Un tema ricorrente: la forza dell'acqua

Letteratura e teatro
Beppe Fenoglio

Nei romanzi e nei racconti di Fenoglio i fenomeni della natura sono descritti come minacciosi e inarrestabili: dominano l'esistenza degli uomini e diventano simbolo della violenza che caratterizza la loro vita. In particolare sono presenti descrizioni che mettono in evidenza la forza dell'acqua, in particolare quella della pioggia e dei fiumi in piena.

Così inizia La Malora:

 

Pioveva su tutte le langhe, lassù a San Benedtto mio padre si pigliava la sua prima acqua sottoterra...

 

Siamo alle pagine finali di Una questione privata. Il romanzo, con un andamento circolare, si conclude nello stesso luogo dove era iniziato. Sotto una pioggia torrenziale, Milton si sta dirigendo verso la collina dove sorge la villa di Fulvia, la ragazza di cui è innamorato, che lo ha tradito e per la quale ha ucciso:

 

Pioveva come non mai, a piombo, selvaggiamente. La strada era una pozzanghera senza  fine nella quale egli guadava come in un torrente per lungo, i campi e la vegetazione stavano sfatti e proni, come violentati dalla pioggia. La pioggia assordava... Arrivò in cima e prima di allungare lo sguardo si scartò dalla fronte i capelli che la pioggia alternativamente incollava e scuoteva. Ecco la villa, alta sulla sua collina... Certo le fitte cortine di pioggia concorrevano a sfigurarla, ma egli la vide decisamente brutta, gravemente deteriorata e corrotta... Al piano, camminò con furore, rispondendo al furore della pioggia. “In che stato sono. Sono fatto di fango. Dentro e fuori...”

 

La Repubblica partigiana di Alba ha i giorni contati e il fiume sembra alzarsi in piedi per difenderla:

 

Ma verso la fine d'ottobre piovve in montagna e piovve in pianura, il fiume Tanaro parve rizzarsi in piedi tanto crebbe.
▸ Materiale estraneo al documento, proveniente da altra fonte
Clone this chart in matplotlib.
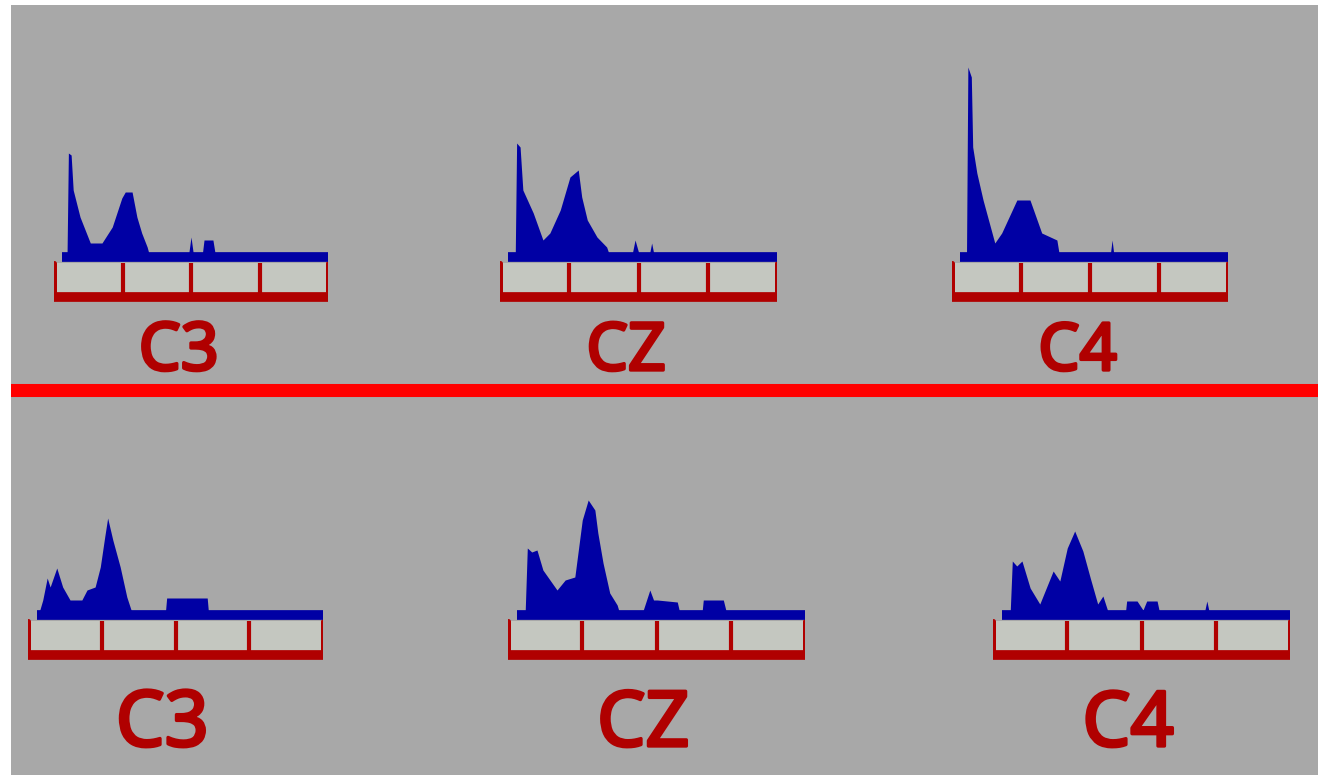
import matplotlib.pyplot as plt
from matplotlib import font_manager
from matplotlib import patheffects as pe
from matplotlib.textpath import TextPath

# power spectra (Hz, arbitrary power units)
top_c3_hz = [1.2, 1.9, 2.1, 2.5, 2.8, 3.8, 5.3, 7.0, 8.5, 9.9, 10.4, 11.4, 12.1, 12.8, 13.6, 14.0,
             19.6, 20.0, 20.4, 21.6, 21.9, 23.2, 23.6, 40.0]
top_c3_pow = [0, 0, 10.4, 10.2, 6.7, 4.0, 1.4, 1.4, 3.0, 5.9, 6.5, 6.5, 4.0, 2.4, 1.0, 0,
              0, 2.0, 0, 0, 1.7, 1.7, 0, 0]

top_cz_hz = [1.2, 2.2, 2.4, 2.9, 3.3, 4.8, 6.2, 7.2, 8.7, 10.1, 11.3, 11.8, 12.6, 14.0, 15.4, 15.9,
             19.0, 19.5, 20.2, 21.5, 21.9, 22.3, 40.0]
top_cz_pow = [0, 0, 11.4, 11.0, 6.7, 4.4, 1.7, 2.4, 4.7, 8.0, 8.7, 6.0, 3.7, 2.0, 1.0, 0,
              0, 1.7, 0, 0, 1.4, 0, 0]

top_c4_hz = [1.2, 2.1, 2.3, 2.8, 3.0, 3.6, 4.5, 6.2, 7.2, 9.4, 11.3, 13.0, 15.2, 15.6,
             22.9, 23.2, 23.5, 40.0]
top_c4_pow = [0, 0, 19.0, 18.0, 11.0, 8.4, 5.7, 1.4, 2.4, 5.7, 5.7, 2.4, 1.7, 0,
              0, 1.7, 0, 0]

bot_c3_hz = [1.2, 1.4, 2.0, 2.6, 3.0, 3.9, 4.7, 5.7, 7.3, 8.0, 9.1, 9.8, 10.4, 10.8, 11.5, 12.5,
             13.4, 14.2, 18.6, 18.8, 24.3, 24.5, 40.0]
bot_c3_pow = [0, 0, 1.5, 3.7, 2.8, 4.7, 2.8, 1.5, 1.5, 2.5, 2.8, 4.8, 7.8, 9.7, 7.5, 4.8,
              1.8, 0, 0, 1.7, 1.7, 0, 0]

bot_cz_hz = [1.2, 2.3, 2.6, 3.2, 3.9, 4.7, 6.6, 7.7, 9.0, 10.0, 10.8, 11.7, 12.1, 12.8, 13.7, 14.7,
             15.1, 18.0, 19.1, 19.6, 20.1, 22.8, 23.2, 26.1, 26.3, 29.0, 29.5, 40.0]
bot_cz_pow = [0, 0, 6.7, 6.3, 6.5, 4.5, 2.5, 3.5, 3.8, 9.5, 11.5, 10.5, 8.2, 5.2, 2.2, 1.0,
              0, 0, 2.5, 1.5, 1.5, 1.3, 0, 0, 1.5, 1.5, 0, 0]

bot_c4_hz = [1.2, 2.3, 2.6, 3.2, 3.9, 5.0, 6.3, 8.1, 9.0, 10.0, 11.0, 12.1, 13.1, 14.1, 14.8, 15.5,
             17.8, 18.0, 19.4, 20.2, 20.7, 22.1, 22.5, 28.4, 28.8, 29.2, 40.0]
bot_c4_pow = [0, 0, 5.4, 4.9, 5.4, 2.7, 1.1, 4.4, 3.4, 6.7, 8.4, 6.4, 3.7, 1.1, 1.9, 0.3,
              0, 1.4, 1.4, 0.5, 1.4, 1.4, 0, 0, 1.4, 0, 0]

channels = ['C3', 'CZ', 'C4']
band_edges = [10, 20, 30]

GRAY = '#a8a8a8'
BLUE = '#0000a4'
RED = '#b00000'
LIGHT = '#c4c7c0'

# Noto Sans is the narrowest face here; a stroke makes it heavy like the original
label_font = font_manager.FontProperties(family='Noto Sans')
label_fx = [pe.withStroke(linewidth=2.4, foreground=RED)]


def label_size(text, w_px, h_px):
    ext = TextPath((0, 0), text, size=100, prop=label_font).get_extents()
    s_w = (w_px - 3) * 72 / ext.width
    s_h = (h_px - 3) * 72 / ext.height
    return (s_w * s_h) ** 0.5


W, H = 1318, 775
fig = plt.figure(figsize=(W / 100, H / 100), dpi=100)
fig.patch.set_facecolor('white')

bg = fig.add_axes([11 / W, 0, 1 - 11 / W, (H - 5) / H])
bg.set_facecolor(GRAY)
bg.set_xticks([])
bg.set_yticks([])
for s in bg.spines.values():
    s.set_visible(False)
bg.set_xlim(0, 1)
bg.set_ylim(0, 1)
bg.axhline(0.5006, color='#ff0000', lw=9.4)


def draw_panel(left_px, right_px, base_px, hz, power, name, label_y, box):
    # 10 px per power unit, bracket spans 0-40 Hz
    ax = fig.add_axes([left_px / W, (H - base_px - 50) / H,
                       (right_px - left_px) / W, 270 / H])
    ax.set_xlim(0, 40)
    ax.set_ylim(-5, 22)
    ax.axis('off')

    ax.fill_between([0, 40], -4.0, -0.6, color=LIGHT, lw=0)
    ax.vlines(band_edges, -4.0, -0.6, color=RED, lw=3)
    ax.plot([0, 0, 40, 40], [-0.6, -4.0, -4.0, -0.6], color=RED, lw=3.6,
            solid_joinstyle='round', solid_capstyle='round')
    ax.plot([0, 40], [-4.0, -4.0], color=RED, lw=7, solid_capstyle='round')

    ax.plot([hz[0], 40], [0, 0], color=BLUE, lw=7, solid_capstyle='butt')
    ax.fill_between(hz, 0, power, color=BLUE, lw=0)

    ax.text(18.2, label_y, name, ha='center', va='baseline',
            fontproperties=label_font, fontsize=label_size(name, *box),
            color=RED, path_effects=label_fx, clip_on=False)


top = [(54, 328, top_c3_hz, top_c3_pow),
       (500, 777, top_cz_hz, top_cz_pow),
       (952, 1228, top_c4_hz, top_c4_pow)]
bottom = [(28, 323, bot_c3_hz, bot_c3_pow),
          (508, 805, bot_cz_hz, bot_cz_pow),
          (993, 1290, bot_c4_hz, bot_c4_pow)]

for (l, r, hz, pw), name in zip(top, channels):
    draw_panel(l, r, 257, hz, pw, name, -11.3, (66, 59))
for (l, r, hz, pw), name in zip(bottom, channels):
    draw_panel(l, r, 615, hz, pw, name, -13.1, (72, 72))

plt.savefig('out.png', dpi=100)
plt.close()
La gente ci vide il dito di Dio, veniva in massa sugli argini nelle tregue di quel diluvio e studiava il livello delle acque consentendo col capo. Pioveva notte e giorno, le pattuglie notturne rientravano in caserma tossendo. Il fiume esagerò al punto che si smise d'aver paura della repubblica per cominciare ad averne di lui. Poi spiovve decisamente, ma il fiume rimase di proporzioni più che incoraggianti.

 

L'immagine del fiume in piena ritorna più volte  nel romanzo Il partigiano Johnny:

 

Il sole non brillò più, seguì un'era di diluvio. Cadde la più grande pioggia nella memoria di Johnny: una pioggia nata grossa e pesante, inesauribile, che infradiciò la terra, gonfiò. il fiume a un volume pauroso («la gente smise d'aver paura dei fascisti e prese ad aver paura del fiume») e macerò le stesse pietre della città.
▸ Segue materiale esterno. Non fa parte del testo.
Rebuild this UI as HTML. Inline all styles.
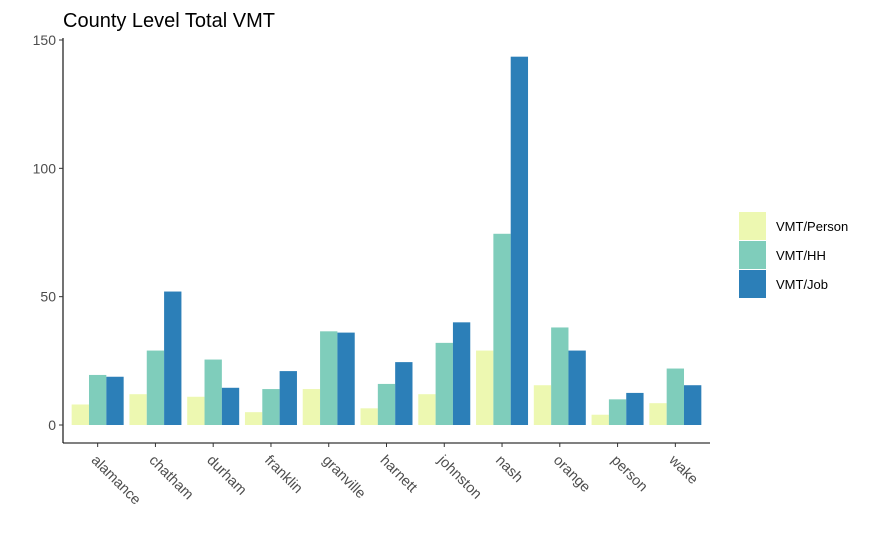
<!DOCTYPE html>
<html><head><meta charset="utf-8"><style>
body{margin:0;background:#fff;font-family:"Liberation Sans",Arial,sans-serif}
</style></head><body>
<svg id="c" width="875" height="540" xmlns="http://www.w3.org/2000/svg">
<rect width="875" height="540" fill="#fff"/>
<text x="63" y="27" font-size="20" fill="#000">County Level Total VMT</text>
<g id="plot"></g>
<g id="legend"></g>
</svg>
<script>
const categories=["alamance","chatham","durham","franklin","granville","harnett","johnston","nash","orange","person","wake"];
const vmtPerson=[8,12,11,5,14,6.5,12,29,15.5,4,8.5];
const vmtHH=[19.5,29,25.5,14,36.5,16,32,74.5,38,10,22];
const vmtJob=[18.8,52,14.5,21,36,24.5,40,143.5,29,12.5,15.5];
const seriesNames=["VMT/Person","VMT/HH","VMT/Job"];
const yTicks=[0,50,100,150];
const colors=["#EDF8B1","#7FCDBB","#2C7FB8"];
const NS="http://www.w3.org/2000/svg";
const L=63,R=710,B=443,T=38;
const y=v=>425-v*(385/150);
const band=(R-L)/(categories.length+0.2);
const x=i=>L+(0.6+i)*band;
const g=document.getElementById('plot');
function mk(t,a,p){const e=document.createElementNS(NS,t);for(const k in a)e.setAttribute(k,a[k]);(p||g).appendChild(e);return e;}
const series=[vmtPerson,vmtHH,vmtJob];
const bw=band*0.9/3;
series.forEach((s,si)=>{s.forEach((v,i)=>{
 const r=mk('rect',{x:x(i)-band*0.45+si*bw,y:y(v),width:bw,height:y(0)-y(v),fill:colors[si]});
 
 
});});
const ax=mk('line',{x1:L,y1:T,x2:L,y2:B,stroke:'#000','stroke-width':1.1});


const axx=mk('line',{x1:L,y1:B,x2:R,y2:B,stroke:'#000','stroke-width':1.1});


yTicks.forEach(t=>{
 mk('line',{x1:L-4,y1:y(t),x2:L,y2:y(t),stroke:'#333'});
 const tx=mk('text',{x:L-7,y:y(t)+5,'text-anchor':'end','font-size':14,fill:'#4d4d4d'});
 tx.textContent=t;
 
 
});
categories.forEach((c,i)=>{
 mk('line',{x1:x(i),y1:B,x2:x(i),y2:B+4,stroke:'#333'});
 const tx=mk('text',{x:x(i)-7,y:B+18,'font-size':14.5,fill:'#4d4d4d',transform:`rotate(45 ${x(i)-7} ${B+18})`});
 tx.textContent=c;
 
 
});
const lg=document.getElementById('legend');
seriesNames.forEach((n,i)=>{
 const r=mk('rect',{x:739,y:212+i*29,width:27,height:28,fill:colors[i]},lg);
 
 
 const t=mk('text',{x:776,y:231+i*29,'font-size':13,fill:'#000'},lg);
 t.textContent=n;
 
 
});
</script>
</body></html>
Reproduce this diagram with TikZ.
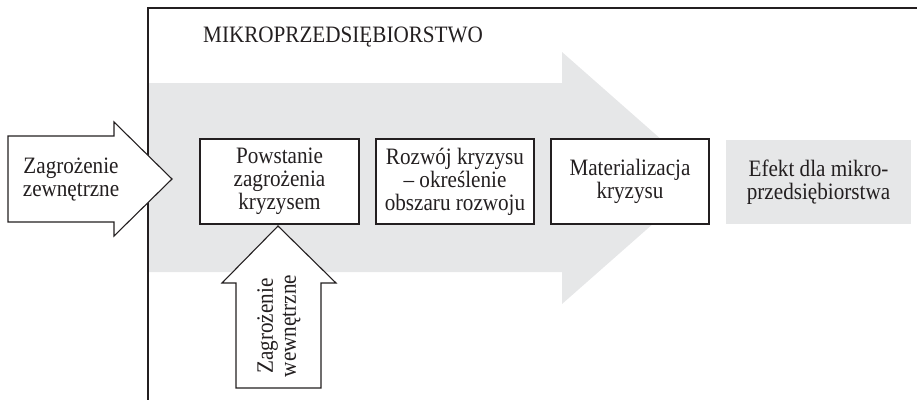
\documentclass[tikz,border=0pt]{standalone}
\usepackage{fontspec}
\setmainfont[FakeStretch=0.9]{Liberation Serif}
\definecolor{bandgray}{HTML}{E6E7E8}
\definecolor{ink}{HTML}{231F20}
\tikzset{
  txt/.style={font=\fontsize{23.5}{23}\selectfont, text=ink, align=center, inner sep=0pt},
  stepbox/.style={txt, draw=ink, line width=1.1pt, fill=white, minimum height=85pt},
  effbox/.style={txt, fill=bandgray, minimum height=84pt, minimum width=185pt},
  outline/.style={draw=ink, line width=1.1pt, fill=white, line join=miter},
}
\begin{document}
\begin{tikzpicture}[x=1pt,y=-1pt]
\useasboundingbox (0,0) rectangle (917,400);
% big grey process arrow
\fill[bandgray] (148,83) -- (562,83) -- (562,52) -- (705,178) -- (562,304) -- (562,272) -- (148,272) -- cycle;
% frame of the enterprise
\draw[ink, line width=1.2pt] (917,8) -- (148,8) -- (148,400);
\node[txt, anchor=west] (title) at (203,37) {MIKROPRZEDSIĘBIORSTWO};
% steps
\node[stepbox, minimum width=159pt] (s1) at (279.5,181.5) {Powstanie\\zagrożenia\\kryzysem};
\node[stepbox, minimum width=158pt] (s2) at (455,181.5) {Rozwój kryzysu\\– określenie\\obszaru rozwoju};
\node[stepbox, minimum width=158pt] (s3) at (630,181.5) {Materializacja\\kryzysu};
\node[effbox] (eff) at (818.5,182) {Efekt dla mikro-\\przedsiębiorstwa};
% external threat arrow
\draw[outline] (8,136) -- (114,136) -- (114,122) -- (172,179) -- (114,236) -- (114,222) -- (8,222) -- cycle;
\node[txt] (ext) at (71,180) {Zagrożenie\\zewnętrzne};
% internal threat arrow
\draw[outline] (236,388) -- (236,283) -- (222,283) -- (278,226) -- (336,283) -- (321,283) -- (321,388) -- cycle;
\node[txt, rotate=90] (int) at (279,326) {Zagrożenie\\wewnętrzne};
\end{tikzpicture}
\end{document}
Nella fattispecie, la natura stava riportando un eccezionale trionfo: una volta tanto la natura stava prendendosi la rivincita sugli uomini per il primato nell' incussione della paura; per ognuno era infinitamente meglio avanzare solo contro un'armata di SS piuttosto di aver a che fare con uno solo di quei flutti fangosi. Guardò ancora il fiume, quasi si rifornisse di materiale per il suo incubo notturno.

Più alto dello scroscio della pioggia rumoreggiava il fiume, amplissimo, enfiato e insaccato come una belva dopo la digestione della preda, eppure sembrava aver perso in virulenza quanto acquistato in lutulenta ipertensione. Alla sinistra di Johnny le colline erano già cancellate da multiple cortine di pioggia, appena macchiate dall'ombra delle alture, mentre a destra, le tanto meno alte colline dell' oltrefiume apparivano più prossime e più incombenti del naturale sulla pianura allagata; quelle collinette d'oltrefiume, sulle quali già brood ed i cannoni fascisti, puntati al cuore della città ribelle.